(DATA EXTRACT):
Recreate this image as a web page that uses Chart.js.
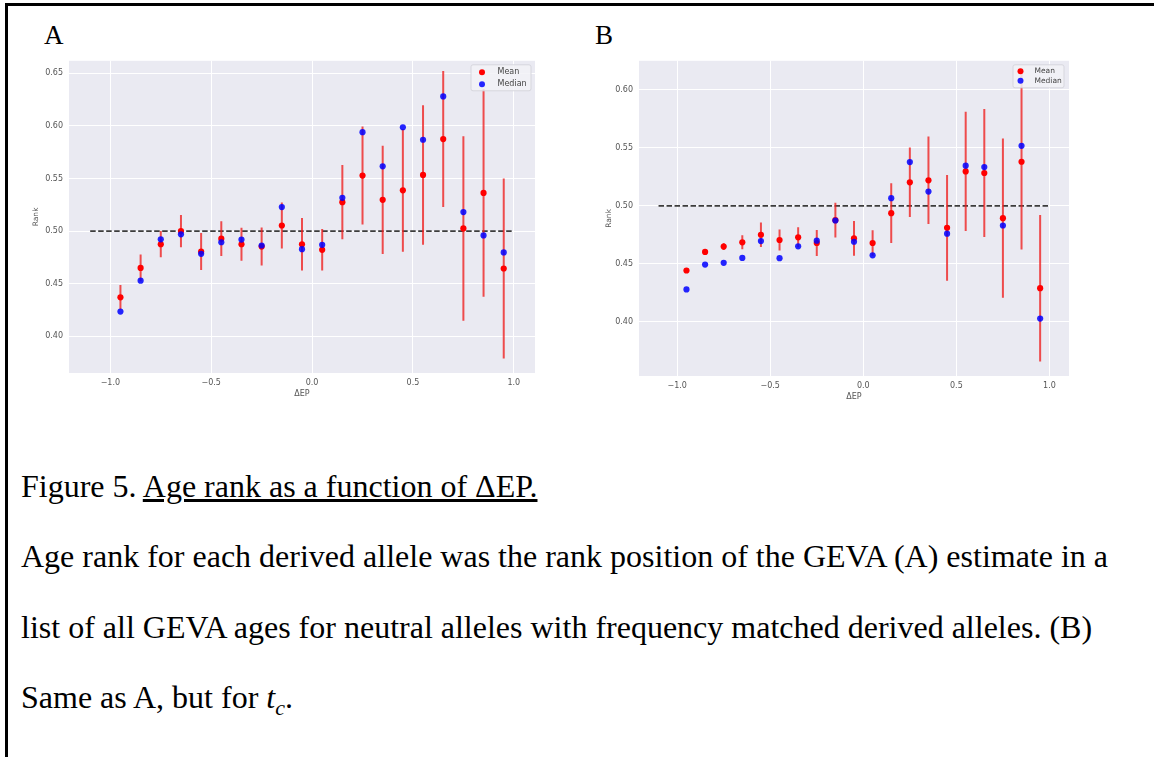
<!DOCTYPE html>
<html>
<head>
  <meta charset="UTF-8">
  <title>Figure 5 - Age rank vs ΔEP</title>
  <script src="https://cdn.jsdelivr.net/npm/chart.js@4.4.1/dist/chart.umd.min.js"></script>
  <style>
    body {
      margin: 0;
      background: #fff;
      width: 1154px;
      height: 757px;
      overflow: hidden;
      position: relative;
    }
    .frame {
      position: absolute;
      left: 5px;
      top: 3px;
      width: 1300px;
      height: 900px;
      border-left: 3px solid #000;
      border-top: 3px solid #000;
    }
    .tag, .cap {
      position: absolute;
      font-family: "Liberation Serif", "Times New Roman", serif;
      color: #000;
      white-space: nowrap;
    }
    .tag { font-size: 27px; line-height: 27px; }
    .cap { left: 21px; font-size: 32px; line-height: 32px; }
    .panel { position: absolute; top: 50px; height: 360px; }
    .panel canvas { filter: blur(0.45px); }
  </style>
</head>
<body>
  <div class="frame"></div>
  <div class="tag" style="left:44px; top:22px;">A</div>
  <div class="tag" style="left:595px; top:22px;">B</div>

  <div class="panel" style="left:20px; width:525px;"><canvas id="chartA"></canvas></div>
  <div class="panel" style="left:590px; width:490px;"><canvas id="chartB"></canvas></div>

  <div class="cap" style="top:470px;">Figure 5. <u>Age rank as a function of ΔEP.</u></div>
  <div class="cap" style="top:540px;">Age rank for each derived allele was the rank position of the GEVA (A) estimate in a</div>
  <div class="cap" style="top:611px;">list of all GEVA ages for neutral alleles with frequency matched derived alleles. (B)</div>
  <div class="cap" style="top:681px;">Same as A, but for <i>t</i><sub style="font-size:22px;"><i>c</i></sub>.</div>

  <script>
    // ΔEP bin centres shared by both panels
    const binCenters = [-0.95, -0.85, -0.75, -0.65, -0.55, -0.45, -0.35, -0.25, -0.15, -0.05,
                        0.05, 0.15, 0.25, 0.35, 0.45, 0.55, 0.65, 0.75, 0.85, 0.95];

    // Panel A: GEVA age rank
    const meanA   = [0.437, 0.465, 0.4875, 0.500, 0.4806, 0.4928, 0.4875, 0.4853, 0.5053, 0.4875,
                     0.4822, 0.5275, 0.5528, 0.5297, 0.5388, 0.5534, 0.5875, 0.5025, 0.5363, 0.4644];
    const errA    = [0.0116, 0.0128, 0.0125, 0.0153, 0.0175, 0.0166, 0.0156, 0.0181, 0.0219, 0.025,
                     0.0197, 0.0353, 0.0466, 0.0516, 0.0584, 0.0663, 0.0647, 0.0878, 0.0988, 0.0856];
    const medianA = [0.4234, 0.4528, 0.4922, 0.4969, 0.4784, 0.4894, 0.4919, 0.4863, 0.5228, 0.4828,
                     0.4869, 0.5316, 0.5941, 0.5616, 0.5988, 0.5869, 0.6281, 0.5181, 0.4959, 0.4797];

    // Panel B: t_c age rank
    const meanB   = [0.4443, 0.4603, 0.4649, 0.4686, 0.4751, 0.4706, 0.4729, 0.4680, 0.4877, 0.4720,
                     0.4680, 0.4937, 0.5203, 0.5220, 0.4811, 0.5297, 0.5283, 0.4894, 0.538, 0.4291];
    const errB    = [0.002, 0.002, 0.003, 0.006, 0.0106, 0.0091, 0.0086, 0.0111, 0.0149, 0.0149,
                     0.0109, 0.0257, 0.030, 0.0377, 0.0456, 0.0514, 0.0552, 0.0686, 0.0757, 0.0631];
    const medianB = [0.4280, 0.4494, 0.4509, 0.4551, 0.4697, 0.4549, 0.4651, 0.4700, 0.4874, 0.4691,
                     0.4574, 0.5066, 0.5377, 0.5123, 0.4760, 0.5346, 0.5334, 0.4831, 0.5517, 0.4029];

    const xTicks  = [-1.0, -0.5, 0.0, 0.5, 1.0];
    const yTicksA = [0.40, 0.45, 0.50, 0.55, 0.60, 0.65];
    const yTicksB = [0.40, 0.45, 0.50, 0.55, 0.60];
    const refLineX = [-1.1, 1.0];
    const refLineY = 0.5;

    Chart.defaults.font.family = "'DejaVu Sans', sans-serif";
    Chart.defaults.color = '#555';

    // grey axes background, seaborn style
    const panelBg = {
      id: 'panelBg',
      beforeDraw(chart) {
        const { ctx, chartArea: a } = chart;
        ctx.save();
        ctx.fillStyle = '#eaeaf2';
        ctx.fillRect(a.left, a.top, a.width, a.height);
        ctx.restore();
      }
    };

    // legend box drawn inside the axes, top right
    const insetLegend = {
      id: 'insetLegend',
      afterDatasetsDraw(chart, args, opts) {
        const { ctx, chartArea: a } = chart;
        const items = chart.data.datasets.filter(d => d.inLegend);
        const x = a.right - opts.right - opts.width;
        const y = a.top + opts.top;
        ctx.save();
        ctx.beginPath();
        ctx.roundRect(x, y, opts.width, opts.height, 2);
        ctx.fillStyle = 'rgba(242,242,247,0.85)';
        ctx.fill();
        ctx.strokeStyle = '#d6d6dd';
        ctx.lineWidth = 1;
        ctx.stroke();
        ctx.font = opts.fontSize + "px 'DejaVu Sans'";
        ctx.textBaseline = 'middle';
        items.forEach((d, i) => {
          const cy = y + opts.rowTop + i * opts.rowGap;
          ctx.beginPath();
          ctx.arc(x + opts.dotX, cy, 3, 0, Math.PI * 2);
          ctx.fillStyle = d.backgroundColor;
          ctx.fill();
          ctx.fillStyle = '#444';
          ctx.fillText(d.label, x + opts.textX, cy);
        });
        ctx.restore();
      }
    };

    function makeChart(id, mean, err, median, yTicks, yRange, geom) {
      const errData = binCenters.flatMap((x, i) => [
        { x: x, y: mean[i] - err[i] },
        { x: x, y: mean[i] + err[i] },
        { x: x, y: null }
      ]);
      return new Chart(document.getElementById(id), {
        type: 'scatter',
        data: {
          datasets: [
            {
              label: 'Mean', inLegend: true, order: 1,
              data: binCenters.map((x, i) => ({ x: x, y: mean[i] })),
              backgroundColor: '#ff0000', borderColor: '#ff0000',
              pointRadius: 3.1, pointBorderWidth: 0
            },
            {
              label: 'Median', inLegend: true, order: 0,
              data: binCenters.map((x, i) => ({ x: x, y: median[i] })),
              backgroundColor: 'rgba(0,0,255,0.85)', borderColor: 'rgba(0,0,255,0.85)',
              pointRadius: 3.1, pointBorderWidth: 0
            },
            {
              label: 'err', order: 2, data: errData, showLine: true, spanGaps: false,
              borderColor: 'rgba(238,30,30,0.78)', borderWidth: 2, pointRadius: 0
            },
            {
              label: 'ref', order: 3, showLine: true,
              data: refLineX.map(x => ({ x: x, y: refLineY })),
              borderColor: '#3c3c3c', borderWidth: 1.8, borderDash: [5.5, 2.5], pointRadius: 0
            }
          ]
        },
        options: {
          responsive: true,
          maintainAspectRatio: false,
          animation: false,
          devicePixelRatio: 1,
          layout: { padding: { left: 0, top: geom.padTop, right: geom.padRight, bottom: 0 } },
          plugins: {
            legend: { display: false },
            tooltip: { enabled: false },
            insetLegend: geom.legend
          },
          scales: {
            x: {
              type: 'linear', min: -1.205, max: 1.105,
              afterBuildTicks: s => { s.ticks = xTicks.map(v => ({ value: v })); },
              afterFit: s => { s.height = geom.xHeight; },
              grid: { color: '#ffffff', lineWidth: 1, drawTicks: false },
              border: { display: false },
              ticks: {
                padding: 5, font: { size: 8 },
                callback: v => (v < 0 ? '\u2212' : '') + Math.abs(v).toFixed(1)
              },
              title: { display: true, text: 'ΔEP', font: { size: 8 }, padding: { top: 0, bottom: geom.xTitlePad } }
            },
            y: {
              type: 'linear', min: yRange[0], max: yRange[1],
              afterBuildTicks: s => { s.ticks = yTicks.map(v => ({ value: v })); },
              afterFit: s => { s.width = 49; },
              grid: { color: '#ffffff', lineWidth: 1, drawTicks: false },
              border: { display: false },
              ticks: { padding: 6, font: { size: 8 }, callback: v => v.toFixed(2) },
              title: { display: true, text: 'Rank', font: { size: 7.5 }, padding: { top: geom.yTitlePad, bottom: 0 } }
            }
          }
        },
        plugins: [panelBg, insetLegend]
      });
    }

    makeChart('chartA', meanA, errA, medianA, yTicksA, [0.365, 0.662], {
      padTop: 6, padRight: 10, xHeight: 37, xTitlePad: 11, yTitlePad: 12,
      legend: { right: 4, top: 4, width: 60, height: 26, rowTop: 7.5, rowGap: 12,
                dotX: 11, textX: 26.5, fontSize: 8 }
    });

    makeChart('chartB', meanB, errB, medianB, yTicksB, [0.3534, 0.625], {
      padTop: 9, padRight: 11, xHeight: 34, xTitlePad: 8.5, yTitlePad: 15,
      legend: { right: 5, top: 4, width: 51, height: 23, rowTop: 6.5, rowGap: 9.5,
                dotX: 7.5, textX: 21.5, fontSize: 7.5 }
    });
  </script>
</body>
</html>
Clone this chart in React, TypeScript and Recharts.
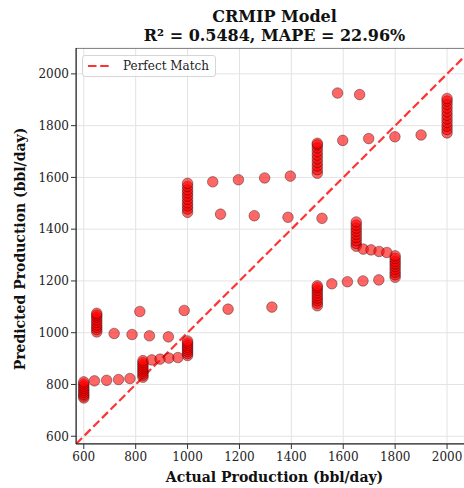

(THE TASK):
Up to and including the line containing "0.05, 0.15, 0.25, 0.35, 0.45, 0.55, 0.65, 0.75, 0.85, 0.95];", repeat every line from the start of the data, but none of the pictures.

(FINISHED TASK):
Recreate this image as a web page that uses Chart.js.
<!DOCTYPE html>
<html>
<head>
  <meta charset="UTF-8">
  <title>Figure 5 - Age rank vs ΔEP</title>
  <script src="https://cdn.jsdelivr.net/npm/chart.js@4.4.1/dist/chart.umd.min.js"></script>
  <style>
    body {
      margin: 0;
      background: #fff;
      width: 1154px;
      height: 757px;
      overflow: hidden;
      position: relative;
    }
    .frame {
      position: absolute;
      left: 5px;
      top: 3px;
      width: 1300px;
      height: 900px;
      border-left: 3px solid #000;
      border-top: 3px solid #000;
    }
    .tag, .cap {
      position: absolute;
      font-family: "Liberation Serif", "Times New Roman", serif;
      color: #000;
      white-space: nowrap;
    }
    .tag { font-size: 27px; line-height: 27px; }
    .cap { left: 21px; font-size: 32px; line-height: 32px; }
    .panel { position: absolute; top: 50px; height: 360px; }
    .panel canvas { filter: blur(0.45px); }
  </style>
</head>
<body>
  <div class="frame"></div>
  <div class="tag" style="left:44px; top:22px;">A</div>
  <div class="tag" style="left:595px; top:22px;">B</div>

  <div class="panel" style="left:20px; width:525px;"><canvas id="chartA"></canvas></div>
  <div class="panel" style="left:590px; width:490px;"><canvas id="chartB"></canvas></div>

  <div class="cap" style="top:470px;">Figure 5. <u>Age rank as a function of ΔEP.</u></div>
  <div class="cap" style="top:540px;">Age rank for each derived allele was the rank position of the GEVA (A) estimate in a</div>
  <div class="cap" style="top:611px;">list of all GEVA ages for neutral alleles with frequency matched derived alleles. (B)</div>
  <div class="cap" style="top:681px;">Same as A, but for <i>t</i><sub style="font-size:22px;"><i>c</i></sub>.</div>

  <script>
    // ΔEP bin centres shared by both panels
    const binCenters = [-0.95, -0.85, -0.75, -0.65, -0.55, -0.45, -0.35, -0.25, -0.15, -0.05,
                        0.05, 0.15, 0.25, 0.35, 0.45, 0.55, 0.65, 0.75, 0.85, 0.95];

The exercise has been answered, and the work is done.